Lisle: !!?!??! So the right punishment (according to Mike) for high treason against the King of kings is that these traitors merely don’t get an eternal reward?! That’s like saying to a mass-murderer, “Since you killed all those innocent people, we are not going to give you the Nobel Peace Prize. That should be more than adequate punishment!” Failing to give someone a reward for something good is not punishment for wickedness! In annihilationism, there is no justice and the wicked are never actually punished at all.
Punishment by definition involves suffering or pain; it is an imposed unpleasantness that serves as retribution. Those who do not exist cannot experience suffering, pain, or unpleasantness, and therefore cannot be punished.
Mike: These people can’t seem to get that eternity never ends.
Lisle: That’s a strange criticism since Mike is the one arguing that “eternal fire” and “forever and ever” really don’t mean that.
Mike: Those saved live in eternal bliss…
Lisle: Yes, but how does Mike know that? It is the Scriptures that teach that the redeemed will be with God “and they will reign forever and ever” (Revelation 22:5). Yet the same Scriptures teach that those in the Lake of Fire “will be tormented day and night forever and ever” (Revelation 20:10). Why does Mike accept the former teaching of Scripture while rejecting the latter teaching of Scripture? The Bible uses exactly the same Greek words translated “forever and ever” in Revelation 22:5 as in Revelation 20:10. Therefore, if “forever and ever” really meant “instantly annihilated,” then we would have no hope of eternal life.
Mike: and those who don’t are annihilated and enjoy NOTHING.
Lisle: That’s not what the Bible says. The Bible indicates that the wicked will be thrown into the Lake of Fire and experience torment (Revelation 20:15). “And the smoke of their torment goes up forever and ever; they have no rest day and night” (Revelation 14:11). I know that Mike really, really, really doesn’t want to accept that. But it is what the Bible directly states.
Mike: If they can’t get that and the cataclysmic result that brings, they have only themselves to blame.
Lisle: The Bible is very clear about the fate of believers and the fate of unbelievers. People just don’t like what it says.
Mike: When the unsaved die, they sleep until judgment day and are annihilated, through it will be longer and shorter depending on their level of sin.
Lisle: This position is called soul-sleep. It is taught by certain cults, such as the Jehovah’s Witnesses and Christadelphians. But it is not what the Bible teaches. Jesus taught that the dead in Christ are immediately in the comforting presence of the Lord, whereas the unrepentant dead are in agony in Hades (Luke 16:19-26).
Mike: Nobody can legitimately poke holes in what I say because Scripture as a whole refutes eternal tormenting.
Lisle: Where?

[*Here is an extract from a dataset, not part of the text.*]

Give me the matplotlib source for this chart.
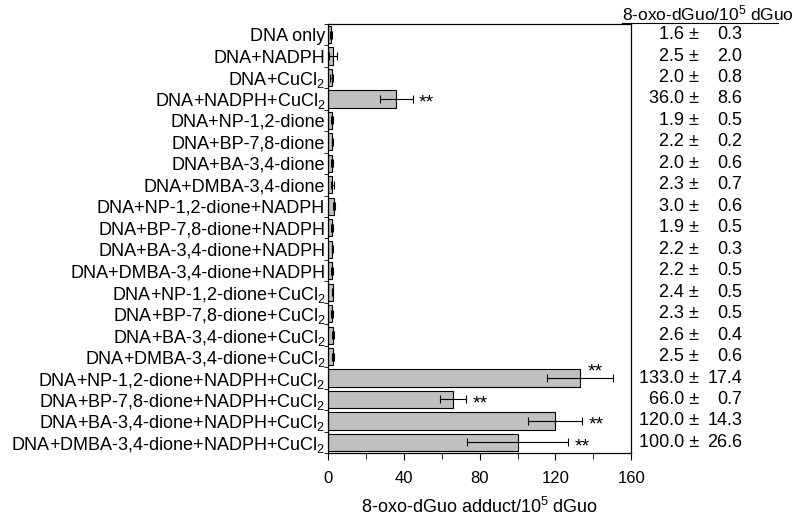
"""Horizontal bar chart of 8-oxo-dGuo adduct levels with a side table."""

import matplotlib

matplotlib.use("Agg")
import matplotlib.pyplot as plt
import numpy as np
from matplotlib.ticker import MultipleLocator, FixedLocator, NullFormatter

plt.rcParams["font.family"] = ["Liberation Sans", "DejaVu Sans"]
plt.rcParams["mathtext.fontset"] = "custom"
plt.rcParams["mathtext.rm"] = "Liberation Sans"
plt.rcParams["mathtext.it"] = "Liberation Sans"

CU = "CuCl$_2$"
labels = [
    "DNA only",
    "DNA+NADPH",
    f"DNA+{CU}",
    f"DNA+NADPH+{CU}",
    "DNA+NP-1,2-dione",
    "DNA+BP-7,8-dione",
    "DNA+BA-3,4-dione",
    "DNA+DMBA-3,4-dione",
    "DNA+NP-1,2-dione+NADPH",
    "DNA+BP-7,8-dione+NADPH",
    "DNA+BA-3,4-dione+NADPH",
    "DNA+DMBA-3,4-dione+NADPH",
    f"DNA+NP-1,2-dione+{CU}",
    f"DNA+BP-7,8-dione+{CU}",
    f"DNA+BA-3,4-dione+{CU}",
    f"DNA+DMBA-3,4-dione+{CU}",
    f"DNA+NP-1,2-dione+NADPH+{CU}",
    f"DNA+BP-7,8-dione+NADPH+{CU}",
    f"DNA+BA-3,4-dione+NADPH+{CU}",
    f"DNA+DMBA-3,4-dione+NADPH+{CU}",
]
means = [1.6, 2.5, 2.0, 36.0, 1.9, 2.2, 2.0, 2.3, 3.0, 1.9,
         2.2, 2.2, 2.4, 2.3, 2.6, 2.5, 133.0, 66.0, 120.0, 100.0]
# errors as printed in the table
table_errors = [0.3, 2.0, 0.8, 8.6, 0.5, 0.2, 0.6, 0.7, 0.6, 0.5,
                0.3, 0.5, 0.5, 0.5, 0.4, 0.6, 17.4, 0.7, 14.3, 26.6]
# errors as drawn (BP-7,8-dione+NADPH+CuCl2 bar shows about 7)
bar_errors = [0.3, 2.0, 0.8, 8.6, 0.5, 0.2, 0.6, 0.7, 0.6, 0.5,
              0.3, 0.5, 0.5, 0.5, 0.4, 0.6, 17.4, 7.0, 14.3, 26.6]
significant = [3, 16, 17, 18, 19]

FS = 13

fig = plt.figure(figsize=(8, 5.3), dpi=100)
ax = fig.add_axes([0.41, 0.145, 0.379, 0.81])

y = np.arange(len(labels))
ax.barh(y, means, height=0.8, color="#c0c0c0", edgecolor="black", linewidth=0.8,
        xerr=bar_errors, error_kw=dict(ecolor="black", elinewidth=0.8, capsize=3, capthick=0.8))

for i in significant:
    end = means[i] + bar_errors[i]
    if end + 15 > 160:
        # not enough room right of the error bar: put the stars above it
        ax.text(160 - 23, y[i] - 0.3, "**", ha="left", va="center", fontsize=FS + 1)
    else:
        ax.text(end + 3.5, y[i] + 0.2, "**", ha="left", va="center", fontsize=FS + 1)

ax.set_ylim(len(labels) - 0.5, -0.5)
ax.set_xlim(0, 160)
ax.set_yticks(y)
ax.set_yticklabels(labels, fontsize=FS)
ax.tick_params(axis="y", length=0, pad=2)
ax.yaxis.set_minor_locator(FixedLocator(np.arange(-0.5, len(labels), 1.0)))
ax.tick_params(axis="y", which="minor", length=3, direction="out")

ax.xaxis.set_major_locator(MultipleLocator(40))
ax.xaxis.set_minor_locator(MultipleLocator(20))
ax.xaxis.set_minor_formatter(NullFormatter())
ax.tick_params(axis="x", which="major", length=5, labelsize=FS - 1, pad=8)
ax.tick_params(axis="x", which="minor", length=4)
ax.set_xlabel("8-oxo-dGuo adduct/10$^5$ dGuo", fontsize=FS, labelpad=8)

for s in ax.spines.values():
    s.set_linewidth(0.9)

# side table
trans = ax.get_yaxis_transform()
for i in range(len(labels)):
    ax.text(1.224, y[i], f"{means[i]:.1f} \u00b1", transform=trans,
            ha="right", va="center", fontsize=FS, clip_on=False)
    ax.text(1.366, y[i], f"{table_errors[i]:.1f}", transform=trans,
            ha="right", va="center", fontsize=FS, clip_on=False)

fig.text(0.7775, 0.975, "8-oxo-dGuo/10$^5$ dGuo", ha="left", va="center", fontsize=FS - 0.5)
fig.add_artist(plt.Line2D([0.7775, 0.9725], [0.957, 0.957], color="black", linewidth=0.8))

fig.savefig("out.png", dpi=100)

It is the Scriptures that directly state, “and they will be tormented day and night forever and ever” (Revelation 20:10).
Mike: I’ve now read this in its entirety. I respect Lisle on almost everything he writes, but he’s off his rocker here. It is a very illogical writing that fails to take all of Scripture into account. I’m disappointed that a man of his stature would write such a defective article both in terms of definition of terms and cherry-picking Scripture. He should be ashamed of himself.
Lisle: It would have been helpful if Mike had given at least one example of where he thinks I made a mistake in logic, mis-defined a term, or cherry-picked Scripture. But he didn’t. It would have been great if Mike had given at least one Scripture that he thinks teaches annihilationism in contrast to the many verses I listed that teach eternal hell. But he didn’t.
Mike: The God he writes about doesn’t even deserve to be worshipped.
Lisle: The God I wrote about is the biblical God. It was He Who inspired all the Scriptures I quoted.
There can be no doubt that the major English translations of Scripture (KJV, NKJV, NAS, NIV, ESV) unequivocally teach that hell is eternal – that the torment of unbelievers in the Lake of Fire is without end. We’ve seen the many Scriptures that teach this. Therefore, those who profess to believe the Bible but deny eternal hell must argue that all the major English translations of Scripture are wrong. And indeed, some critics made this argument. However, the scholars behind the major English translations were far more knowledgeable of Hebrew and Greek than these critics. And although translators are not infallible, when all of them come to the same conclusion about the meaning of a word or phrase in its immediate and larger context, we can have confidence that it has been well translated.
I considered writing an article on the Greek words used in the Scriptures that teach eternal life and eternal torment, and I may yet do that. But it is not necessary for us to know that the critics are wrong. This is because they accept that the Bible teaches eternal life for believers. And the same Greek word translated “eternal” (αἰώνιον) for the life believers enjoy with Christ in passages like John 3:16, 3:15, 3:36, 4:14, 4:36, 5:24, 5:39, 6:27, 6:40, 6:47, 6:54, 6:68, 10:28, 12:25, 12:50, 17:2, 17:3; Matthew 19:16, 19:29, 25:46; Mark 10:17, 10:30; Luke 10:25, 18:18, 18:30,… is the same word in the same form in the same context used for the eternal fire of hell mentioned in Matthew 18:8, 25:41; Jude 7, the eternal punishment of unbelievers in Matthew 25:46, eternal sin in Mark 3:29, the eternal destruction of unbelievers in 2 Thessalonians 1:9, and the eternal judgment of the wicked in Hebrews 6:2.
So, the bottom line is this:
If you reject the Bible’s teaching on eternal hell then you have no hope of eternal life.